* _AIM OF THE TASK_
Retype these lines and no others: the line holding "Output the Python", the line holding "12257, 14379, 16500]", and all lines between them. Pictures stay out.

* _INPUT RECORDS_
┄┄┄┄┄┄┄┄┄┄
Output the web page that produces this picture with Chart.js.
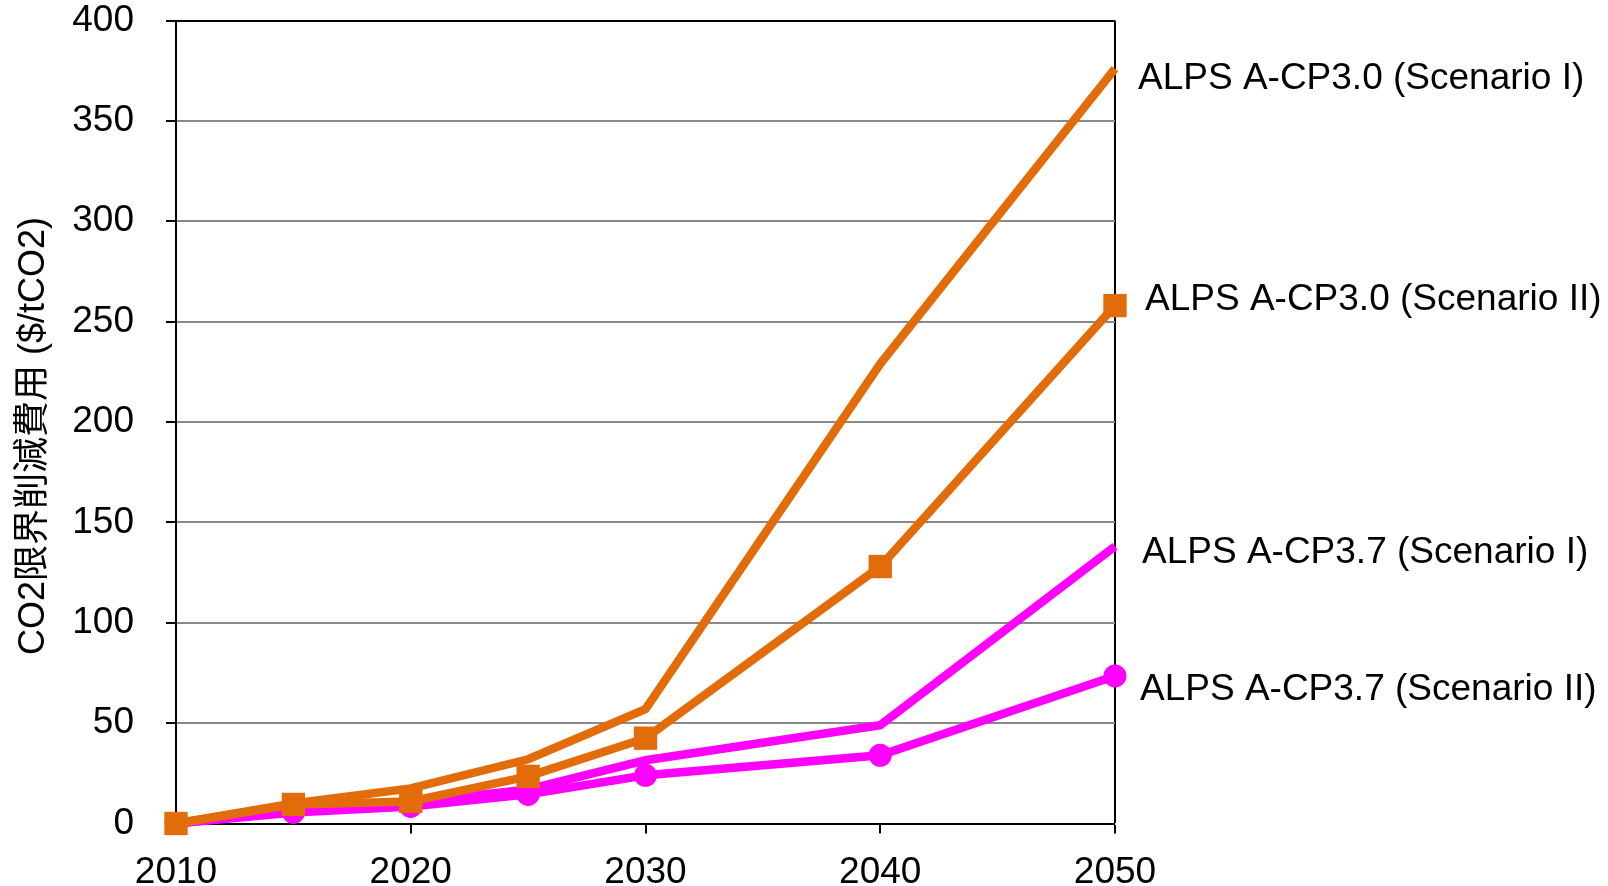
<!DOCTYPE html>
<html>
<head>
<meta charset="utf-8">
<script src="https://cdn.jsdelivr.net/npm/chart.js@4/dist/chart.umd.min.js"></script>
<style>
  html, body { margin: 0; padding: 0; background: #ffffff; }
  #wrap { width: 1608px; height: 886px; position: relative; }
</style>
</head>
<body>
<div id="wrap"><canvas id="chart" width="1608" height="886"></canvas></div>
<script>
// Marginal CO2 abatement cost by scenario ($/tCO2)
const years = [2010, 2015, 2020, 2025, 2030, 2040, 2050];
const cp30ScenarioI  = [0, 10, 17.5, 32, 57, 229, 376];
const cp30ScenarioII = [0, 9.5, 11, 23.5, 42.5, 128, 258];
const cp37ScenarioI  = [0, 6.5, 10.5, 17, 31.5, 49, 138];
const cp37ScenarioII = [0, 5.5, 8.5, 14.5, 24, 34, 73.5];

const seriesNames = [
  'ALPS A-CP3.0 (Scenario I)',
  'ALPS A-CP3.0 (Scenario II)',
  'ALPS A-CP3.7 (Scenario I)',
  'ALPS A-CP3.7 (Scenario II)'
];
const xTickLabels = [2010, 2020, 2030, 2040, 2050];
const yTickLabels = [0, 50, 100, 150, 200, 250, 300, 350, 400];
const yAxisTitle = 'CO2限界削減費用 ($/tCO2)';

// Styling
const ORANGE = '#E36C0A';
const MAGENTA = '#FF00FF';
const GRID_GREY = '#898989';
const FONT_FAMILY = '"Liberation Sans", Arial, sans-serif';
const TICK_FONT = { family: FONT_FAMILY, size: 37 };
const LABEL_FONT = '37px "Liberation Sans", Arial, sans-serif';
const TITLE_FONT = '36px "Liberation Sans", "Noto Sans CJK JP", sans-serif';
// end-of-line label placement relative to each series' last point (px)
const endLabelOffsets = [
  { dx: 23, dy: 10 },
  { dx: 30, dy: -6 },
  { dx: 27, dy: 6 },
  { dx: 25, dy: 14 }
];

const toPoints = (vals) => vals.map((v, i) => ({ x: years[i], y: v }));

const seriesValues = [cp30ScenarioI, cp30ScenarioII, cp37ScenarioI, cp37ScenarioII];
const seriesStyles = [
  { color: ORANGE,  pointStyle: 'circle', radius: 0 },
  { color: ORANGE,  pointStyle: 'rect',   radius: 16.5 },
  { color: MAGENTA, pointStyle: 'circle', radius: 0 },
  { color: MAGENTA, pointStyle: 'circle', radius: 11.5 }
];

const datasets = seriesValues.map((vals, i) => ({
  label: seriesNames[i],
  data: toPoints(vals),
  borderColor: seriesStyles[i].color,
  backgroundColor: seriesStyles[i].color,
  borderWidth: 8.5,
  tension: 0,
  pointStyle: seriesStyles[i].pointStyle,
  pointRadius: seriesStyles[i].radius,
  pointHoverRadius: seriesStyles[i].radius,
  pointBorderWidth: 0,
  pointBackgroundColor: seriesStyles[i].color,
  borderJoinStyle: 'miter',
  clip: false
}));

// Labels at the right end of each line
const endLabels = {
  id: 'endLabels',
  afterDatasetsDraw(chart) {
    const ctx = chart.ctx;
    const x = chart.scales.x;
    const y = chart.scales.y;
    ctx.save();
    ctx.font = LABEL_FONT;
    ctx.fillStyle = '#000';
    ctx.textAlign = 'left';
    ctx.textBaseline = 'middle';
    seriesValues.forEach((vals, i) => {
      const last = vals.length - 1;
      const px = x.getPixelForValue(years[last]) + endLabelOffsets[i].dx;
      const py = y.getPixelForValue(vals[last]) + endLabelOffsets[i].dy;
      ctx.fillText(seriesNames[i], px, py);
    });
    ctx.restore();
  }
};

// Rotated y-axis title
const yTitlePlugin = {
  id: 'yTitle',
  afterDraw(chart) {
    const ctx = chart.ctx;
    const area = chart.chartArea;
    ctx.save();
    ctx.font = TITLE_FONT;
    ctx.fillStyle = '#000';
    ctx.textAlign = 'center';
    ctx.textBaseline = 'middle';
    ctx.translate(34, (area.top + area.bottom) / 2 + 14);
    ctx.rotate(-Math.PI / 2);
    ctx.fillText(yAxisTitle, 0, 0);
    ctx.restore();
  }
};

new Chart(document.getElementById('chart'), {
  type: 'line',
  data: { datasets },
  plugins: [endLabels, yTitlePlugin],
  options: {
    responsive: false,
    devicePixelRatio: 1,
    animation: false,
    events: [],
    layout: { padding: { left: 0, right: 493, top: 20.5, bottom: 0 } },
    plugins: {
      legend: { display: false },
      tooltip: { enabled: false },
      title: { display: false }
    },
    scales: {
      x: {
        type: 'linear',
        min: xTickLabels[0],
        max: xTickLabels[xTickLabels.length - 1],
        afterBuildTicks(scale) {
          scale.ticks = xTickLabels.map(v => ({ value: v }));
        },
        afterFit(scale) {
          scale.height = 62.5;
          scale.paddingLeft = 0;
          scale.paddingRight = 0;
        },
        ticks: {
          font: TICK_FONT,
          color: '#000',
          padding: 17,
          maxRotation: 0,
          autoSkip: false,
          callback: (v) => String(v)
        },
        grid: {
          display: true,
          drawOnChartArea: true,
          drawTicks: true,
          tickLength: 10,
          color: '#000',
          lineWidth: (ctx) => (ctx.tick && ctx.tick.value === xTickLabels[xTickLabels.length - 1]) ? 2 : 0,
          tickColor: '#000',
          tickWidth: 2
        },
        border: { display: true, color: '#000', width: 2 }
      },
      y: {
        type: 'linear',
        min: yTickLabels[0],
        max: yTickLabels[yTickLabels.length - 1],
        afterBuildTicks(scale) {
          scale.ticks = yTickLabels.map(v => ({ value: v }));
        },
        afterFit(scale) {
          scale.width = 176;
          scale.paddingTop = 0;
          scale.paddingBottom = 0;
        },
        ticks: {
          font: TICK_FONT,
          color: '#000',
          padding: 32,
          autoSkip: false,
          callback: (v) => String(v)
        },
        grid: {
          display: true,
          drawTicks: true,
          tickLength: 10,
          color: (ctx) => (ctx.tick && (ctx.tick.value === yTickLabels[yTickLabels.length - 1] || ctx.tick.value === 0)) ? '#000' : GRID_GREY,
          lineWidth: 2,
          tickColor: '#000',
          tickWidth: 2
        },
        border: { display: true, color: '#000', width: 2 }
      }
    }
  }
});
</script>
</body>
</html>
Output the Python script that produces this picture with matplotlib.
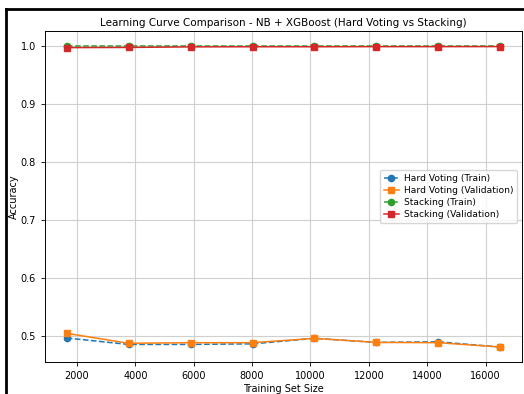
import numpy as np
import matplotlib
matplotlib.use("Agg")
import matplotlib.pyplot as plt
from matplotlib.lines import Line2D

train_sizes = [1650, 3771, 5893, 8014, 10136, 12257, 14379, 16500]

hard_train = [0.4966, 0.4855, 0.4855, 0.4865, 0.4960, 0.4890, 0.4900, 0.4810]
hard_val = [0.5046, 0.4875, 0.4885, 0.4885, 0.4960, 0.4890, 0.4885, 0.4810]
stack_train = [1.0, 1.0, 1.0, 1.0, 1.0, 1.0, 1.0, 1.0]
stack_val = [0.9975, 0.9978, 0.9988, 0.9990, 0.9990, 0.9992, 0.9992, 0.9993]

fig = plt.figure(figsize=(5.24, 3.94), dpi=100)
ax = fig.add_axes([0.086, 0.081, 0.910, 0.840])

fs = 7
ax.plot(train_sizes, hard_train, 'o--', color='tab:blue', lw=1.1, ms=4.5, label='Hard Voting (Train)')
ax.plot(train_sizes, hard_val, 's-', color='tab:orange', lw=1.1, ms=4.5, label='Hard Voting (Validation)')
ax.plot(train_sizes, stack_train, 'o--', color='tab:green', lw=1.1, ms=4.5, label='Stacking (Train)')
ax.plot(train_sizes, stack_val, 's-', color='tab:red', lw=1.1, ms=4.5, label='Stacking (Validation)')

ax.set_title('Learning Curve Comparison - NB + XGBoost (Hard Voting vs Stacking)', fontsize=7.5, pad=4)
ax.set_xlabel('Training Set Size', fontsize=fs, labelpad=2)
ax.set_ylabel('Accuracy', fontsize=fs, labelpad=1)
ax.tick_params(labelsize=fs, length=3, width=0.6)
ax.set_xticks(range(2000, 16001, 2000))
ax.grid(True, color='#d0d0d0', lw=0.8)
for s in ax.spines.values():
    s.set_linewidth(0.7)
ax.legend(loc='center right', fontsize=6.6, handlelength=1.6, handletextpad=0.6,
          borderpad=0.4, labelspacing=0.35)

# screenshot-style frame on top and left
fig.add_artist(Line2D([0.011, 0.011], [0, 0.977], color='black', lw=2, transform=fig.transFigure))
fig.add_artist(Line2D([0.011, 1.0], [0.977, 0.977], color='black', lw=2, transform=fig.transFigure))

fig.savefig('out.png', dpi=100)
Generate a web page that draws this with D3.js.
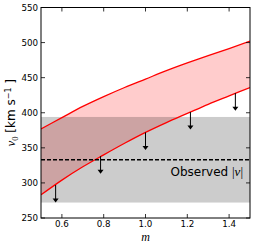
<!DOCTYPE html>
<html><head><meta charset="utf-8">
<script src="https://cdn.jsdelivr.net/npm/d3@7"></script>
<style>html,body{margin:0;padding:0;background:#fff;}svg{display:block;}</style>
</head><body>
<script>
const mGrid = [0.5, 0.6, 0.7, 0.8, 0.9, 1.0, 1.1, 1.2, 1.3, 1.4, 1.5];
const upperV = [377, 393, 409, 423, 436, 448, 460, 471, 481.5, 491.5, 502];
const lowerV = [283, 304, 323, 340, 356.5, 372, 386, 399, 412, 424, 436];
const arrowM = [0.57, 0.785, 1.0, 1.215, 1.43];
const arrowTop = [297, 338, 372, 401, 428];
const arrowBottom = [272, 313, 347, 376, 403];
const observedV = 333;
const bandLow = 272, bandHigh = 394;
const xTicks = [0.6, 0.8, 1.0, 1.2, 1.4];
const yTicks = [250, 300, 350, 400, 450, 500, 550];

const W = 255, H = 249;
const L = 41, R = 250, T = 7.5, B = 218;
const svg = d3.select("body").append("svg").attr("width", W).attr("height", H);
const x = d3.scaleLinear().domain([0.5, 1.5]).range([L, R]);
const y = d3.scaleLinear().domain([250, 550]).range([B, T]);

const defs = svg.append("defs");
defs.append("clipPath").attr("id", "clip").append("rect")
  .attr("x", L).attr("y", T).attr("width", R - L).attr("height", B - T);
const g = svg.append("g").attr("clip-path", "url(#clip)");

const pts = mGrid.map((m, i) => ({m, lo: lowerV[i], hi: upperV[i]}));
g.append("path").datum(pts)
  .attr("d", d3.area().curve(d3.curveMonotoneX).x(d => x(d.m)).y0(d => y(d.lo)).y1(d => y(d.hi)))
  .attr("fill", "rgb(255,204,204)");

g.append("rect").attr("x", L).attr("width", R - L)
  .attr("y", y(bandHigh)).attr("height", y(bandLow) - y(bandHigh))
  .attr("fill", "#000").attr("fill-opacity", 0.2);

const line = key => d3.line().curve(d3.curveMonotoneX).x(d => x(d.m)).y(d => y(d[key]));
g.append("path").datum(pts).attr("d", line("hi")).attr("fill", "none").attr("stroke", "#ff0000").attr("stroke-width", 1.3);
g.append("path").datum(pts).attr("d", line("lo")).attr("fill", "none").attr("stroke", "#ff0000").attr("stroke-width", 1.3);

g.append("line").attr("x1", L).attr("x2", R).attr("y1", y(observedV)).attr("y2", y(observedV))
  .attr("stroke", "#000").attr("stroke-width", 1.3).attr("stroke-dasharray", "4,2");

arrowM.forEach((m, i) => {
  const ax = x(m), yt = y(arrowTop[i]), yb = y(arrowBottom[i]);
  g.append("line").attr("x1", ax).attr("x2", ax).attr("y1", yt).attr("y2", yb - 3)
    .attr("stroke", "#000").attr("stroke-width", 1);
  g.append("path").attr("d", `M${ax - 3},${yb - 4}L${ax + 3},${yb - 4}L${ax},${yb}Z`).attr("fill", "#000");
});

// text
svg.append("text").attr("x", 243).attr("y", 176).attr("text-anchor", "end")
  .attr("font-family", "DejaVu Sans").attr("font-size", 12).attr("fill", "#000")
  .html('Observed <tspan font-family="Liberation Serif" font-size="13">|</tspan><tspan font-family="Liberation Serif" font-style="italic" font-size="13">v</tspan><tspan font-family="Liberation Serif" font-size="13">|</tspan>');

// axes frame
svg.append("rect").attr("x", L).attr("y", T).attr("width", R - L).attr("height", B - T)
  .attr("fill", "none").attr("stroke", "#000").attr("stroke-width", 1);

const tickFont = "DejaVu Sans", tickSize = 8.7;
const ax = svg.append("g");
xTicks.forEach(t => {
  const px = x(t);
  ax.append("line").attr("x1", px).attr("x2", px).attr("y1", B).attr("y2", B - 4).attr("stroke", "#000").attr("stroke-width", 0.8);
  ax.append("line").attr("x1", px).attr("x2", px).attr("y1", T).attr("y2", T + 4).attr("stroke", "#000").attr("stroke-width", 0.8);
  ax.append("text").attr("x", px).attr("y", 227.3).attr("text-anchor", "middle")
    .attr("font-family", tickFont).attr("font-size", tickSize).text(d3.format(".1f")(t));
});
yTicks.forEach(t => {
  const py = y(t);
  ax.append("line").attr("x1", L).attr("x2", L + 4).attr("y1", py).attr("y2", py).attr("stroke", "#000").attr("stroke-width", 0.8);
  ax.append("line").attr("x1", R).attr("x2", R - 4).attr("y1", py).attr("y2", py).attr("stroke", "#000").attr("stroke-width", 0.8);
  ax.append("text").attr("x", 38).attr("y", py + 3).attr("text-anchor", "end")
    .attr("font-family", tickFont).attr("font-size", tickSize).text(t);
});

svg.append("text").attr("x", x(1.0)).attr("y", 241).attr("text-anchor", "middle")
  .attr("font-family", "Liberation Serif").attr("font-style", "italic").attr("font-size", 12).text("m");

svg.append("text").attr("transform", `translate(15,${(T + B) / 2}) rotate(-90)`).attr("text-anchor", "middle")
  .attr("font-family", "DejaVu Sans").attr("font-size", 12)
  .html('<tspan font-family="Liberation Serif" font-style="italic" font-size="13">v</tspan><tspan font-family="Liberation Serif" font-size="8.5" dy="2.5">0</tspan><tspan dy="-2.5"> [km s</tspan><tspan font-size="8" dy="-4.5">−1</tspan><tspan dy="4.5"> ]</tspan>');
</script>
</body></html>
┄┄┄┄┄┄┄┄┄┄
* _EXERCISE RESPONSE_
Output the Python script that produces this picture with matplotlib.
import numpy as np
import matplotlib
matplotlib.use("Agg")
import matplotlib.pyplot as plt
from matplotlib.lines import Line2D

train_sizes = [1650, 3771, 5893, 8014, 10136, 12257, 14379, 16500]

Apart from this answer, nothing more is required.